High vaccine rates could limit the economic fallout of Omicron across Asia—but there’s one big caveat

November 29, 2021, 8:16 AM UTC

The emergence of the new COVID-19 variant, called Omicron, could jeopardize the world’s economic recovery from the coronavirus pandemic, as economies reinstate travel restrictions to combat Omicron’s spread. But, in a report Sunday, Morgan Stanley said economic fallout would likely be limited in Asia, largely owing to high vaccination rates.

“Relative to the outbreak of the Delta variant in Asia in mid-2021, we now have much higher levels of vaccination,” Morgan Stanley researchers said. “Out of 12 economies, 10 already have at least 70% of their population inoculated with one dose of vaccine.”

The 12 economies Morgan Stanley lists are Korea, Malaysia, Singapore, Australia, China, Japan, the Euro Area, India, the U.S., Hong Kong, Indonesia, and the Philippines, with the latter two achieving only 63% and 56% coverage, respectively. But Morgan Stanley predicts Indonesia and the Philippines will achieve 100% first-dose coverage over the next three months.

Currently, little is known about the efficacy of vaccines on the new variant. Vaccines have proved less effective in preventing infection from previous COVID-19 variants, when compared to their efficacy at warding off the original virus, but the jabs have reduced the severity of infections from variants. Morgan Stanley is optimistic, saying “it is possible that the new variant may reduce but not eliminate vaccine efficacy.”

The bank expects Omicron will pose an immediate short-term risk to economies in Asia, with consequences most visible in the first quarter of next year, “depending on the evolution of the outbreak.” Morgan Stanley expects Asia will hold 1.9% quarter-on-quarter growth for the three months to December.

Morgan Stanley’s predictions, however, are based on a major caveat: that Omicron proves to be “not more challenging” than the Delta variant, which became the world’s dominant strain after emerging in India late last year. Although early indications suggest the new variant has higher transmissibility than the Delta variant, scientists say they need two weeks to better understand the virulence of Omicron.  

Local responses to the pandemic will likely differentiate the economic fallout of Omicron across Asia, too.
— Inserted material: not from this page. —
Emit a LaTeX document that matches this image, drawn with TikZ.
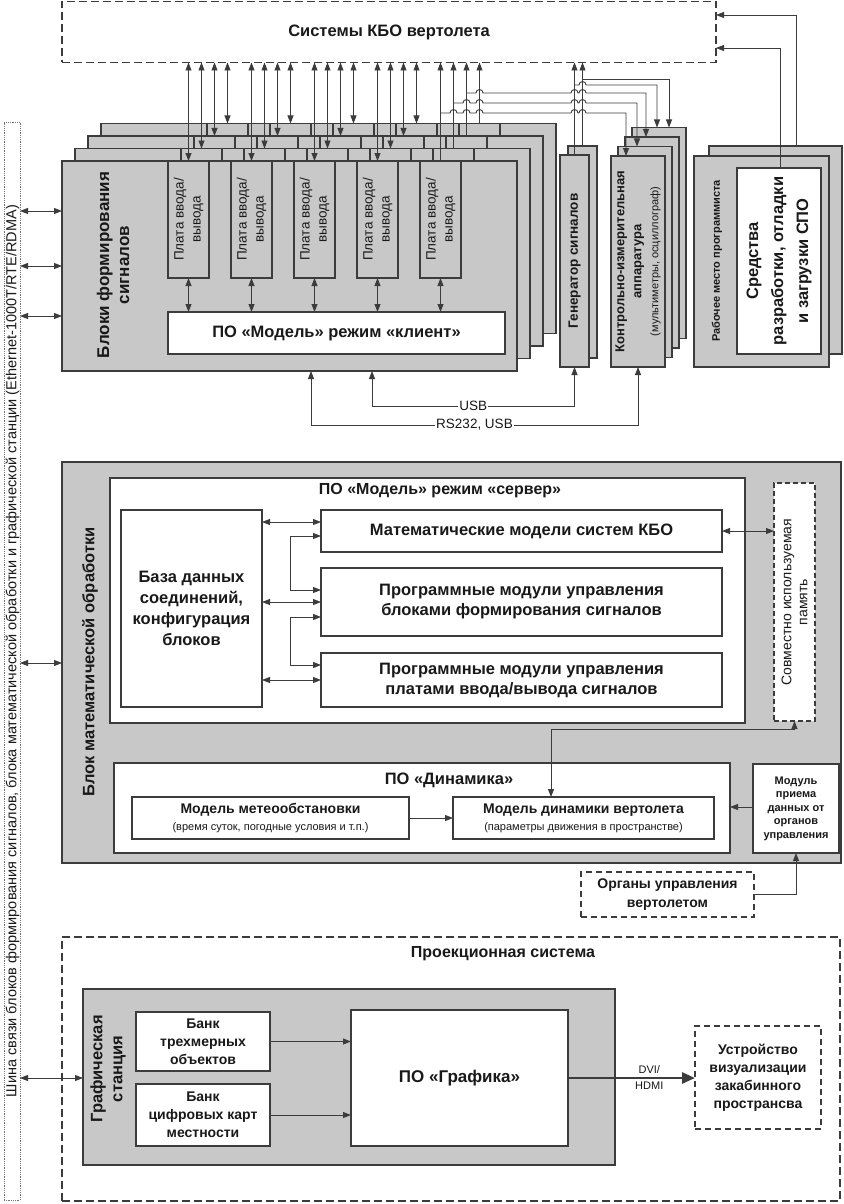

Omicron poses a greater immediate risk of disruption to India and ASEAN (the Association of Southeast Asian Nations), Morgan Stanley says, because those economies have relatively open borders and have “tended to tighten restrictions when cases rise sharply.”

Such a move could disrupt global supply lines, if manufacturers in India and ASEAN are forced to suspend production. However, manufacturing in China is unlikely to be directly impacted by Omicron, owing to the country’s strict border controls and “COVID-zero” policy.

“We do expect that the impact [of Omicron on supply chains] will be temporary—global demand is still running red-hot, and…there is a backlog of orders to work through,” Morgan Stanley says.

Meanwhile Goldman Sachs is holding off on making Omicron-related changes to its economic forecasts until more is known about the virus, but it speculates that the variant could stilt global economic growth by 2.5 percentage points in the first quarter of next year. Still the bank agrees that the world is better equipped to respond to Omicron than it was for previous variants.

“The upshot is that Omicron could have sizable growth effects, but that the range of medical and therefore economic outcomes remains unusually wide,” Goldman economists said in a note.